The move from a permanent internal audit role to consultancy is something a lot of experienced auditors think about. The pitch is appealing: more variety, more control over your time, better day rates, and the chance to work across different firms and sectors rather than spending years in the same building auditing the same risks.
Some of that is true. Some of it is considerably more complicated. This is an attempt at an honest account of both.
What genuinely gets better
The variety is real. In a permanent role, even a large and complex one, you are auditing the same organisation, the same culture, the same political dynamics, the same recurring debates about the same recurring findings. In consultancy, you encounter different organisations with different approaches to the same problems, and that is genuinely instructive. You learn faster about what good looks like across a sector than you do from inside one firm.

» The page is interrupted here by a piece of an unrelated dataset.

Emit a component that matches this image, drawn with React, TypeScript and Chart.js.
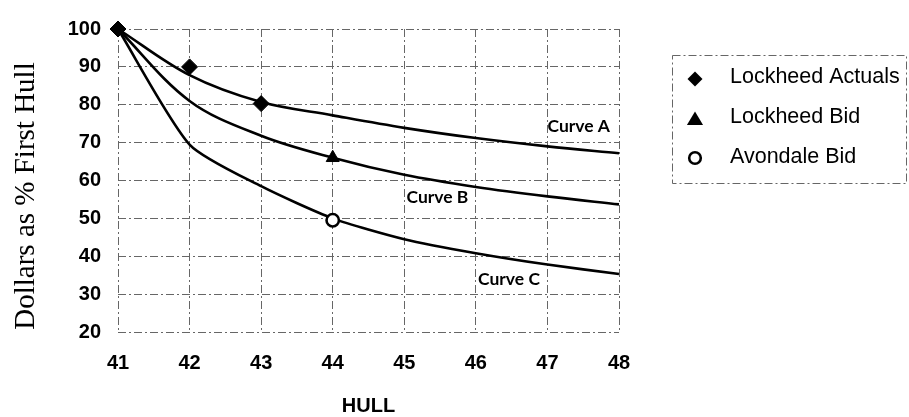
import React, { useEffect, useRef } from "react";
import { Chart, registerables } from "chart.js";

Chart.register(...registerables);

// Hull numbers on the x axis
const hulls = [41, 42, 43, 44, 45, 46, 47, 48];

// Learning curves, dollars as % of first hull
const curveA = [100, 87.8, 80.7, 77.2, 73.9, 71.2, 69.0, 67.2];
const curveB = [100, 81.0, 71.8, 66.0, 61.5, 58.3, 55.8, 53.7];
const curveC = [100, 69.5, 58.5, 50.0, 44.5, 40.8, 37.8, 35.3];

// Observed / bid points
const actualsHulls = [41, 42, 43];
const actualsValues = [100, 90, 80.3];
const lockheedBidHulls = [44];
const lockheedBidValues = [66];
const avondaleBidHulls = [44];
const avondaleBidValues = [49.5];

// Axis ticks and text
const yTicks = [20, 30, 40, 50, 60, 70, 80, 90, 100];
const yTitle = "Dollars as % First Hull";
const xTitle = "HULL";
const curveNames = ["Curve A", "Curve B", "Curve C"];
const legendNames = ["Lockheed Actuals", "Lockheed Bid", "Avondale Bid"];

const GRID = "#666";
const GRID_DASH = [8, 3, 2, 3];

const toPoints = (xs: number[], ys: number[]) => xs.map((x, i) => ({ x, y: ys[i] }));

const decorPlugin = {
  id: "decor",
  afterDraw(chart: any) {
    const ctx: CanvasRenderingContext2D = chart.ctx;
    const xs = chart.scales.x;
    const ys = chart.scales.y;

    // Vertical y-axis title
    ctx.save();
    ctx.fillStyle = "#000";
    ctx.font = "29px 'Liberation Serif', 'Times New Roman', serif";
    ctx.translate(34, 196);
    ctx.rotate(-Math.PI / 2);
    ctx.textAlign = "center";
    ctx.textBaseline = "alphabetic";
    ctx.fillText(yTitle, 0, 0);
    ctx.restore();

    // Curve labels, anchored in data space
    const labelAnchors = [
      { x: 47.0, y: 74.4 },
      { x: 45.03, y: 55.5 },
      { x: 46.03, y: 34.0 },
    ];
    ctx.save();
    ctx.fillStyle = "#000";
    ctx.font = "bold 17.5px Lato, 'DejaVu Sans', sans-serif";
    ctx.textAlign = "left";
    ctx.textBaseline = "middle";
    curveNames.forEach((name, i) => {
      ctx.fillText(name, xs.getPixelForValue(labelAnchors[i].x), ys.getPixelForValue(labelAnchors[i].y));
    });
    ctx.restore();

    // Legend box
    ctx.save();
    ctx.strokeStyle = GRID;
    ctx.lineWidth = 1;
    ctx.setLineDash(GRID_DASH);
    ctx.strokeRect(672.5, 55.5, 234, 128);
    ctx.setLineDash([]);

    const markerX = 695;
    const rows = [79, 120, 158];
    const baselines = [83, 123, 163];
    ctx.fillStyle = "#000";
    ctx.strokeStyle = "#000";

    // diamond
    ctx.beginPath();
    const d = 7.5;
    ctx.moveTo(markerX, rows[0] - d);
    ctx.lineTo(markerX + d, rows[0]);
    ctx.lineTo(markerX, rows[0] + d);
    ctx.lineTo(markerX - d, rows[0]);
    ctx.closePath();
    ctx.fill();

    // triangle
    const t = 8.5;
    ctx.beginPath();
    ctx.moveTo(markerX, rows[1] - t);
    ctx.lineTo(markerX + t * 0.95, rows[1] + t * 0.6);
    ctx.lineTo(markerX - t * 0.95, rows[1] + t * 0.6);
    ctx.closePath();
    ctx.fill();

    // open circle
    ctx.beginPath();
    ctx.lineWidth = 2.6;
    ctx.arc(markerX, rows[2], 5.8, 0, Math.PI * 2);
    ctx.fillStyle = "#fff";
    ctx.fill();
    ctx.stroke();

    ctx.fillStyle = "#000";
    ctx.font = "21.5px 'Liberation Sans', Arial, sans-serif";
    ctx.textAlign = "left";
    ctx.textBaseline = "alphabetic";
    legendNames.forEach((name, i) => ctx.fillText(name, 730, baselines[i]));
    ctx.restore();
  },
};

export default function App() {
  const canvasRef = useRef<HTMLCanvasElement | null>(null);

  useEffect(() => {
    const canvas = canvasRef.current;
    if (!canvas) return;

    const curveStyle = {
      type: "line" as const,
      showLine: true,
      borderColor: "#000",
      borderWidth: 2.6,
      pointRadius: 0,
      tension: 0.35,
      fill: false,
      clip: false as any,
    };

    const tickFont = { family: "'Liberation Sans', Arial, sans-serif", size: 20, weight: "bold" };

    const chart = new Chart(canvas, {
      type: "scatter",
      data: {
        datasets: [
          {
            label: legendNames[0],
            data: toPoints(actualsHulls, actualsValues),
            pointStyle: "rectRot",
            pointRadius: 8,
            backgroundColor: "#000",
            borderColor: "#000",
            borderWidth: 1,
            showLine: false,
            clip: false as any,
          },
          {
            label: legendNames[1],
            data: toPoints(lockheedBidHulls, lockheedBidValues),
            pointStyle: "triangle",
            pointRadius: 7.5,
            backgroundColor: "#000",
            borderColor: "#000",
            borderWidth: 1,
            showLine: false,
            clip: false as any,
          },
          {
            label: legendNames[2],
            data: toPoints(avondaleBidHulls, avondaleBidValues),
            pointStyle: "circle",
            pointRadius: 6.2,
            backgroundColor: "#fff",
            borderColor: "#000",
            borderWidth: 2.6,
            showLine: false,
            clip: false as any,
          },
          { ...curveStyle, label: curveNames[0], data: toPoints(hulls, curveA) },
          { ...curveStyle, label: curveNames[1], data: toPoints(hulls, curveB) },
          { ...curveStyle, label: curveNames[2], data: toPoints(hulls, curveC), tension: 0.22 },
        ] as any,
      },
      options: {
        responsive: false,
        animation: false,
        layout: { padding: { top: 19, right: 290, bottom: 0, left: 0 } },
        plugins: {
          legend: { display: false },
          tooltip: { enabled: false },
        },
        scales: {
          x: {
            type: "linear",
            min: hulls[0],
            max: hulls[hulls.length - 1],
            afterFit: (scale: any) => {
              scale.height = 85;
            },
            afterBuildTicks: (scale: any) => {
              scale.ticks = hulls.map((v) => ({ value: v }));
            },
            border: { display: false, dash: GRID_DASH },
            grid: {
              color: GRID,
              lineWidth: 1,
              drawTicks: false,
            },
            ticks: {
              padding: 19,
              autoSkip: false,
              maxRotation: 0,
              color: "#000",
              font: tickFont,
            },
            title: {
              display: true,
              text: xTitle,
              color: "#000",
              padding: { top: 0, bottom: 0 },
              font: { family: "'Liberation Sans', Arial, sans-serif", size: 20, weight: "bold", lineHeight: 1.1 },
            },
          },
          y: {
            type: "linear",
            min: yTicks[0],
            max: yTicks[yTicks.length - 1],
            afterFit: (scale: any) => {
              scale.width = 118;
            },
            afterBuildTicks: (scale: any) => {
              scale.ticks = yTicks.map((v) => ({ value: v }));
            },
            border: { display: false, dash: GRID_DASH },
            grid: {
              color: GRID,
              lineWidth: 1,
              drawTicks: false,
            },
            ticks: {
              padding: 17,
              color: "#000",
              font: tickFont,
            },
          },
        },
      } as any,
      plugins: [decorPlugin],
    });

    return () => chart.destroy();
  }, []);

  return (
    <div style={{ position: "fixed", left: 0, top: 0, width: 909, height: 417, background: "#fff" }}>
      <canvas ref={canvasRef} width={909} height={417} />
    </div>
  );
}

The autonomy is also real, though it is different from what most people expect. You are not more autonomous in the sense of having more control over your working day, clients have requirements, deadlines exist, and the work still has to be done to a standard. You are more autonomous in the sense of being able to choose the work you take on, and of not being subject to the internal politics that shape every large organisation.
And the breadth of exposure is valuable if you invest in it. The risk of consultancy is that you do the same type of work for different clients rather than genuinely expanding your range. The opportunity is to deliberately seek out engagements that push into areas you have not covered before.
What is harder than it looks
The commercial side of running an independent practice is the thing that most people underestimate. Finding clients, managing relationships, handling invoicing and payment, planning for gaps between engagements, none of this is difficult in the sense of requiring unusual skill, but all of it takes time and attention that in a permanent role is handled by someone else. If you find administrative work genuinely draining, that is worth taking seriously before making the move.
The absence of a team is also real. In a permanent role, you have colleagues, people to sense-check your thinking, share the load on a difficult audit, and provide the background noise of professional life. In consultancy, you work alone most of the time, or with client staff who are not your colleagues in the same sense. This suits some people very well. It does not suit everyone.
And the income variability is real, even when you are experienced and well-networked. There will be gaps, between engagements, during holiday periods, when a client relationship ends unexpectedly. The financial planning required is more active than in a salaried role, and the tolerance for uncertainty needs to be higher.
What does not change
The work itself is fundamentally the same. You are still assessing risk, evaluating controls, forming evidence-based conclusions, and communicating findings to people who would often prefer not to hear them. The technical skills that made you good at internal audit in a permanent role are the same skills that make you useful to clients. The professional standards, independence, objectivity, competence, apply just as much when you are working for a fee as when you are employed.
The credibility question also does not change. In consultancy, your credibility comes from your track record, your references, and the quality of your work, exactly as it does in a permanent role. The difference is that in a permanent role, your credibility is partly institutional. In consultancy, it is entirely personal. That is motivating for some people and uncomfortable for others.
Timing the move
The question of when to make the move matters more than most people acknowledge. Moving into consultancy with five years of experience and a strong professional network is very different from moving with fifteen. The depth of your technical knowledge, the breadth of your sector experience, and the quality of your relationships all affect how quickly you can establish yourself and how much choice you have over the work you take on.
Moving too early, before you have developed genuine depth in at least one specialist area, means you compete on price rather than expertise, which is a difficult position to sustain. Moving too late is less common but also real: some people wait until the permanent role is genuinely intolerable, which is not the best foundation for a considered career decision.
If you are thinking about making the move, the most useful thing you can do before committing is have honest conversations with people who have already done it, not just the ones who are visibly successful, but the ones who found it harder than expected. Both perspectives are informative.